The tumble dryer earns its keep in convenience and loses it everywhere else. It’s one of the thirstiest appliances most homes own, and on a chilly day it can quietly use as much electricity as leaving a dozen lights on for hours. Swap it for a rack and you stop feeding that meter altogether.
There’s a second, quieter saving too. All that heat and tumbling is rough on fabric — the lint you scoop out of the filter is your clothes, shed fibre by fibre. Elastic goes slack, prints crack, seams loosen. Air-drying is gentle: garments hold their shape, their colour and their stretch for far longer, which is the cheapest wardrobe upgrade going.
The honest caveat is that indoor drying adds moisture to the air, and in a poorly ventilated flat that can mean condensation or mould. The fix is simple — dry near an open window, crack a vent, or run an extractor for a while — and in summer, an outdoor line or balcony airer does the whole job for free with a sun-fresh smell no dryer sheet can fake. Start with the easy loads and keep the dryer only for the days you truly need it.
How to do it
- Give each item a sharp snap as it comes out of the machine — it knocks out creases and helps things dry faster and flatter.

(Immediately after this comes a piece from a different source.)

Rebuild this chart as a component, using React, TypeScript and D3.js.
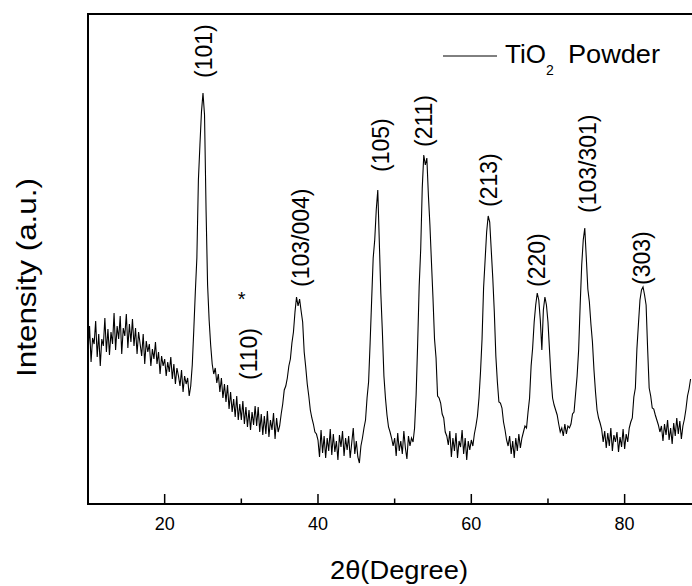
import React from 'react';
import * as d3 from 'd3';

// XRD scan: 2θ from START_ANGLE in steps of STEP degrees
const START_ANGLE = 10;
const STEP = 0.2;
const intensity: number[] = [
  150, 178, 142, 166, 160, // 10
  183, 147, 170, 138, 165, // 11
  158, 186, 152, 175, 149, // 12
  172, 160, 191, 154, 178, // 13
  165, 188, 150, 176, 168, // 14
  190, 156, 180, 162, 185, // 15
  158, 176, 150, 172, 160, // 16
  148, 170, 140, 163, 152, // 17
  160, 138, 155, 145, 162, // 18
  140, 152, 130, 148, 138, // 19
  145, 128, 142, 132, 147, // 20
  125, 140, 120, 136, 128, // 21
  118, 134, 112, 128, 120, // 22
  126, 108, 118, 139, 174, // 23
  212, 246, 324, 359, 392, // 24
  411, 389, 294, 219, 184, // 25
  159, 140, 130, 136, 121, // 26
  130, 112, 126, 106, 120, // 27
  102, 119, 95, 112, 92, // 28
  105, 87, 108, 84, 100, // 29
  84, 103, 80, 97, 77, // 30
  94, 74, 92, 79, 98, // 31
  78, 97, 72, 90, 69, // 32
  88, 70, 93, 67, 84, // 33
  74, 91, 65, 86, 72, // 34
  78, 90, 100, 114, 118, // 35
  126, 138, 145, 161, 172, // 36
  192, 207, 198, 205, 193, // 37
  182, 152, 137, 120, 108, // 38
  94, 86, 80, 72, 70, // 39
  64, 47, 74, 51, 68, // 40
  46, 66, 53, 75, 49, // 41
  70, 52, 63, 44, 69, // 42
  57, 73, 48, 66, 54, // 43
  68, 46, 61, 76, 50, // 44
  63, 47, 41, 58, 66, // 45
  76, 84, 106, 122, 161, // 46
  204, 246, 264, 294, 314, // 47
  262, 210, 172, 128, 106, // 48
  89, 77, 72, 66, 58, // 49
  66, 48, 71, 53, 63, // 50
  50, 73, 56, 45, 68, // 51
  58, 66, 62, 76, 109, // 52
  160, 218, 255, 316, 349, // 53
  339, 346, 309, 279, 242, // 54
  206, 165, 146, 108, 106, // 55
  101, 90, 86, 72, 68, // 56
  59, 73, 47, 66, 53, // 57
  71, 46, 63, 57, 74, // 58
  50, 66, 44, 63, 54, // 59
  64, 58, 70, 78, 88, // 60
  106, 132, 165, 216, 244, // 61
  272, 288, 282, 254, 226, // 62
  192, 148, 122, 102, 101, // 63
  96, 82, 74, 64, 58, // 64
  68, 50, 63, 46, 66, // 65
  53, 70, 56, 66, 72, // 66
  78, 76, 92, 106, 138, // 67
  156, 182, 199, 211, 204, // 68
  184, 154, 194, 207, 199, // 69
  182, 154, 126, 106, 99, // 70
  94, 89, 80, 72, 76, // 71
  68, 80, 70, 78, 76, // 72
  80, 90, 92, 110, 128, // 73
  154, 199, 239, 264, 276, // 74
  246, 215, 202, 180, 162, // 75
  134, 112, 94, 86, 81, // 76
  75, 62, 73, 56, 71, // 77
  58, 76, 53, 69, 62, // 78
  72, 52, 67, 57, 75, // 79
  55, 70, 62, 76, 82, // 80
  86, 107, 116, 155, 180, // 81
  204, 214, 217, 209, 199, // 82
  155, 116, 108, 96, 95, // 83
  89, 84, 79, 72, 78, // 84
  63, 80, 69, 84, 64, // 85
  76, 60, 81, 68, 86, // 86
  70, 83, 65, 78, 85, // 87
  95, 108, 115, 125, // 88
];

const xMajorTicks = [20, 40, 60, 80];
const xMinorTicks = [30, 50, 70];

const peakLabels = ['(101)', '(110)', '(103/004)', '(105)', '(211)', '(213)', '(220)', '(103/301)', '(303)'];
const peakLabelAngles = [25.13, 31.0, 37.76, 48.22, 53.82, 62.24, 68.52, 75.21, 82.32];
const peakLabelLevels = [426, 124, 217, 332, 357, 297, 217, 291, 219];

const starAngle = 30.05;
const starLevel = 198;

const legendName = 'TiO';
const legendSub = '2';
const legendRest = 'Powder';
const xTitle = '2θ(Degree)';
const yTitle = 'Intensity (a.u.)';

const FONT = '"Liberation Sans", Arial, Helvetica, sans-serif';

export default function App() {
  const W = 692;
  const H = 586;
  const left = 88;
  const right = 701.3;
  const top = 14;
  const bottom = 504;

  const x = d3.scaleLinear().domain([10, 90]).range([left, right]);
  const y = d3.scaleLinear().domain([0, 490]).range([bottom, top]);

  const pts: [number, number][] = intensity.map((v, i) => [START_ANGLE + i * STEP, v]);
  const line = d3
    .line<[number, number]>()
    .x((d) => x(d[0]))
    .y((d) => y(d[1]));

  return (
    <svg
      width={W}
      height={H}
      style={{ position: 'absolute', left: 0, top: 0, background: '#fff' }}
      fontFamily={FONT}
    >
      <defs>
        <clipPath id="plot">
          <rect x={left} y={top} width={right - left} height={bottom - top} />
        </clipPath>
      </defs>
      <rect x={0} y={0} width={W} height={H} fill="#fff" />

      <path
        d={line(pts) || ''}
        fill="none"
        stroke="#000"
        strokeWidth={1.1}
        strokeLinejoin="miter"
        clipPath="url(#plot)"
      />

      {/* frame */}
      <rect x={left} y={top} width={right - left} height={bottom - top} fill="none" stroke="#000" strokeWidth={2} />

      {/* ticks */}
      {xMajorTicks.map((t) => (
        <g key={'M' + t}>
          <line x1={x(t)} x2={x(t)} y1={bottom} y2={bottom - 10} stroke="#000" strokeWidth={1.5} />
          <text x={x(t)} y={530} textAnchor="middle" fontSize={18} fill="#000">
            {t}
          </text>
        </g>
      ))}
      {xMinorTicks.map((t) => (
        <line key={'m' + t} x1={x(t)} x2={x(t)} y1={bottom} y2={bottom - 5.5} stroke="#000" strokeWidth={1.5} />
      ))}

      {/* peak labels */}
      {peakLabels.map((lab, i) => (
        <text
          key={lab + i}
          transform={`translate(${x(peakLabelAngles[i])},${y(peakLabelLevels[i])}) rotate(-90)`}
          dy="0.35em"
          fontSize={23}
          fill="#000"
        >
          {lab}
        </text>
      ))}
      <text x={x(starAngle)} y={y(starLevel)} textAnchor="middle" fontSize={20} fill="#000">
        *
      </text>

      {/* legend */}
      <line x1={443} x2={497} y1={56} y2={56} stroke="#000" strokeWidth={1} />
      <text x={505} y={63} fontSize={26} fill="#000">
        {legendName}
      </text>
      <text x={546} y={75} fontSize={14} fill="#000">
        {legendSub}
      </text>
      <text x={568} y={63} fontSize={26} fill="#000" textLength={92} lengthAdjust="spacingAndGlyphs">
        {legendRest}
      </text>

      {/* axis titles */}
      <text x={330} y={579} fontSize={26} fill="#000" textLength={138} lengthAdjust="spacingAndGlyphs">
        {xTitle}
      </text>
      <text
        transform={`translate(36,377) rotate(-90)`}
        fontSize={28}
        fill="#000"
        textLength={199}
        lengthAdjust="spacingAndGlyphs"
      >
        {yTitle}
      </text>
    </svg>
  );
}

- Hang shirts and dresses on hangers straight onto a rail or door frame; lay knitwear flat so it keeps its shape.
- Set up a folding airer near a radiator, a sunny window or a well-ventilated spot — bathrooms work if you crack a window.
- Space items out so air can move between them; an overpacked rack stays damp for days.
- In winter, run the airer in a room you can ventilate, or open a window for ten minutes to let the moisture escape and avoid damp patches.
Pro tips & pitfalls
- Drying indoors raises humidity — open a window or run an extractor for a bit so you're drying clothes, not growing mould on the walls.
- If you genuinely need a dryer for towels or in a damp flat, a heat-pump model uses roughly half the electricity of a vented one, and dropping to a lower-heat setting is gentler on fabric.
What it's good for
Good for the planet
- Saves energy A tumble dryer is one of the biggest single power draws in the home; air-drying a couple of loads a week skips it entirely.
- Saves resources Less heat-tumbling means far less wear — that grey fluff in the lint trap is literally your clothes wearing away, so garments last years longer.
Good for you
- Saves money Cutting out the dryer can trim roughly €50–120 a year off the electricity bill, depending on how often you ran it.